INSTRUCTIONS FOR THE TASK -> Images are not part of the copy; transcribe all the data exactly.

## begin INFORMATION SHOWN

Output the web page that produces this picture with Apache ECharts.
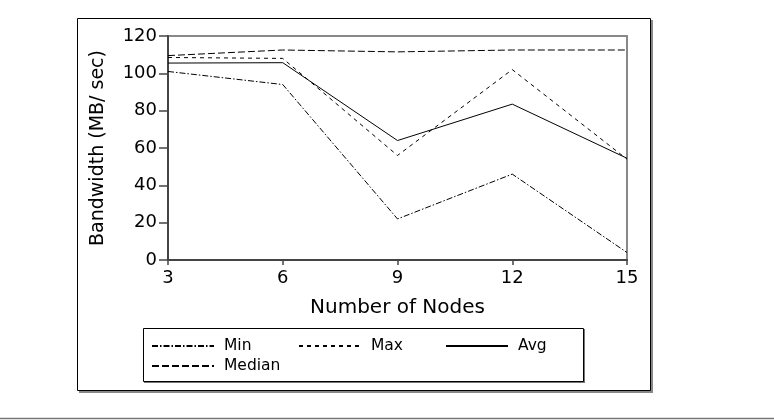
<!DOCTYPE html>
<html>
<head>
<meta charset="utf-8">
<script src="https://cdn.jsdelivr.net/npm/echarts@6/dist/echarts.min.js"></script>
<style>
  html, body { margin: 0; padding: 0; background: #fff; }
  #chart { width: 774px; height: 420px; }
</style>
</head>
<body>
<div id="chart"></div>
<script>
// values
const nodes = [3, 6, 9, 12, 15];
const minBw = [101, 94, 22, 46, 4];
const maxBw = [108.5, 108, 56, 102, 54];
const avgBw = [105.5, 105.7, 64, 83.5, 54.5];
const medianBw = [109.5, 112.5, 111.5, 112.5, 112.5];

const font = 'DejaVu Sans';

function pairs(ys) {
  return nodes.map((x, i) => [x, ys[i]]);
}

function lineSeries(name, ys, type) {
  return {
    name: name,
    type: 'line',
    data: pairs(ys),
    symbol: 'none',
    silent: true,
    animation: false,
    itemStyle: { color: '#000' },
    lineStyle: { color: '#000', width: 1, type: type }
  };
}

function legendAt(name, left, top) {
  return {
    data: [name],
    left: left,
    top: top,
    itemWidth: 62,
    itemHeight: 12,
    itemGap: 0,
    padding: 0,
    selectedMode: false,
    itemStyle: { color: 'transparent', borderWidth: 0 },
    textStyle: { fontFamily: font, fontSize: 15.5, color: '#000', padding: [0, 0, 0, 5] }
  };
}

const chart = echarts.init(document.getElementById('chart'));
chart.setOption({
  backgroundColor: '#fff',
  animation: false,
  graphic: [
    // outer frame with shadow
    { type: 'rect', z: -10, shape: { x: 79, y: 20, width: 574, height: 373 }, style: { fill: '#888' } },
    { type: 'rect', z: -9, shape: { x: 77.5, y: 18.5, width: 573, height: 372 }, style: { fill: '#fff', stroke: '#000', lineWidth: 1 } },
    // legend box with shadow
    { type: 'rect', z: -8, shape: { x: 144, y: 329, width: 441, height: 54 }, style: { fill: '#777' } },
    { type: 'rect', z: -7, shape: { x: 143.5, y: 328.5, width: 440, height: 53 }, style: { fill: '#fff', stroke: '#000', lineWidth: 1 } },
    // bottom rule
    { type: 'line', shape: { x1: 0, y1: 418.5, x2: 774, y2: 418.5 }, style: { stroke: '#777', lineWidth: 1.5 } }
  ],
  grid: {
    left: 168, right: 147, top: 36, bottom: 160,
    show: true, borderColor: '#888', borderWidth: 2, backgroundColor: 'transparent'
  },
  legend: [
    legendAt('Min', 151, 338),
    legendAt('Max', 298, 338),
    legendAt('Avg', 445, 338),
    legendAt('Median', 151, 358)
  ],
  xAxis: {
    type: 'value',
    min: 3, max: 15, interval: 3,
    name: 'Number of Nodes',
    nameLocation: 'middle',
    nameGap: 38,
    nameTextStyle: { fontFamily: font, fontSize: 20, color: '#000' },
    axisLine: { lineStyle: { color: '#444', width: 2 } },
    axisTick: { show: true, length: 5, lineStyle: { color: '#444', width: 1.5 } },
    axisLabel: { fontFamily: font, fontSize: 18, color: '#000', margin: 9 },
    splitLine: { show: false }
  },
  yAxis: {
    type: 'value',
    min: 0, max: 120, interval: 20,
    name: 'Bandwidth (MB/ sec)',
    nameLocation: 'middle',
    nameGap: 60,
    nameTextStyle: { fontFamily: font, fontSize: 19, color: '#000' },
    axisLine: { show: true, lineStyle: { color: '#444', width: 2 } },
    axisTick: { show: true, length: 9, lineStyle: { color: '#444', width: 1.5 } },
    axisLabel: { fontFamily: font, fontSize: 18, color: '#000', margin: 11 },
    splitLine: { show: false }
  },
  series: [
    lineSeries('Min', minBw, [6, 2, 1.5, 2]),
    lineSeries('Max', maxBw, [4, 4]),
    lineSeries('Avg', avgBw, 'solid'),
    lineSeries('Median', medianBw, [7, 3])
  ]
});
</script>
</body>
</html>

## end INFORMATION SHOWN

EXPECTED ANSWER ->
Output the web page that produces this picture with Apache ECharts.
<!DOCTYPE html>
<html>
<head>
<meta charset="utf-8">
<script src="https://cdn.jsdelivr.net/npm/echarts@6/dist/echarts.min.js"></script>
<style>
  html, body { margin: 0; padding: 0; background: #fff; }
  #chart { width: 774px; height: 420px; }
</style>
</head>
<body>
<div id="chart"></div>
<script>
// values
const nodes = [3, 6, 9, 12, 15];
const minBw = [101, 94, 22, 46, 4];
const maxBw = [108.5, 108, 56, 102, 54];
const avgBw = [105.5, 105.7, 64, 83.5, 54.5];
const medianBw = [109.5, 112.5, 111.5, 112.5, 112.5];

const font = 'DejaVu Sans';

function pairs(ys) {
  return nodes.map((x, i) => [x, ys[i]]);
}

function lineSeries(name, ys, type) {
  return {
    name: name,
    type: 'line',
    data: pairs(ys),
    symbol: 'none',
    silent: true,
    animation: false,
    itemStyle: { color: '#000' },
    lineStyle: { color: '#000', width: 1, type: type }
  };
}

function legendAt(name, left, top) {
  return {
    data: [name],
    left: left,
    top: top,
    itemWidth: 62,
    itemHeight: 12,
    itemGap: 0,
    padding: 0,
    selectedMode: false,
    itemStyle: { color: 'transparent', borderWidth: 0 },
    textStyle: { fontFamily: font, fontSize: 15.5, color: '#000', padding: [0, 0, 0, 5] }
  };
}

const chart = echarts.init(document.getElementById('chart'));
chart.setOption({
  backgroundColor: '#fff',
  animation: false,
  graphic: [
    // outer frame with shadow
    { type: 'rect', z: -10, shape: { x: 79, y: 20, width: 574, height: 373 }, style: { fill: '#888' } },
    { type: 'rect', z: -9, shape: { x: 77.5, y: 18.5, width: 573, height: 372 }, style: { fill: '#fff', stroke: '#000', lineWidth: 1 } },
    // legend box with shadow
    { type: 'rect', z: -8, shape: { x: 144, y: 329, width: 441, height: 54 }, style: { fill: '#777' } },
    { type: 'rect', z: -7, shape: { x: 143.5, y: 328.5, width: 440, height: 53 }, style: { fill: '#fff', stroke: '#000', lineWidth: 1 } },
    // bottom rule
    { type: 'line', shape: { x1: 0, y1: 418.5, x2: 774, y2: 418.5 }, style: { stroke: '#777', lineWidth: 1.5 } }
  ],
  grid: {
    left: 168, right: 147, top: 36, bottom: 160,
    show: true, borderColor: '#888', borderWidth: 2, backgroundColor: 'transparent'
  },
  legend: [
    legendAt('Min', 151, 338),
    legendAt('Max', 298, 338),
    legendAt('Avg', 445, 338),
    legendAt('Median', 151, 358)
  ],
  xAxis: {
    type: 'value',
    min: 3, max: 15, interval: 3,
    name: 'Number of Nodes',
    nameLocation: 'middle',
    nameGap: 38,
    nameTextStyle: { fontFamily: font, fontSize: 20, color: '#000' },
    axisLine: { lineStyle: { color: '#444', width: 2 } },
    axisTick: { show: true, length: 5, lineStyle: { color: '#444', width: 1.5 } },
    axisLabel: { fontFamily: font, fontSize: 18, color: '#000', margin: 9 },
    splitLine: { show: false }
  },
  yAxis: {
    type: 'value',
    min: 0, max: 120, interval: 20,
    name: 'Bandwidth (MB/ sec)',
    nameLocation: 'middle',
    nameGap: 60,
    nameTextStyle: { fontFamily: font, fontSize: 19, color: '#000' },
    axisLine: { show: true, lineStyle: { color: '#444', width: 2 } },
    axisTick: { show: true, length: 9, lineStyle: { color: '#444', width: 1.5 } },
    axisLabel: { fontFamily: font, fontSize: 18, color: '#000', margin: 11 },
    splitLine: { show: false }
  },
  series: [
    lineSeries('Min', minBw, [6, 2, 1.5, 2]),
    lineSeries('Max', maxBw, [4, 4]),
    lineSeries('Avg', avgBw, 'solid'),
    lineSeries('Median', medianBw, [7, 3])
  ]
});
</script>
</body>
</html>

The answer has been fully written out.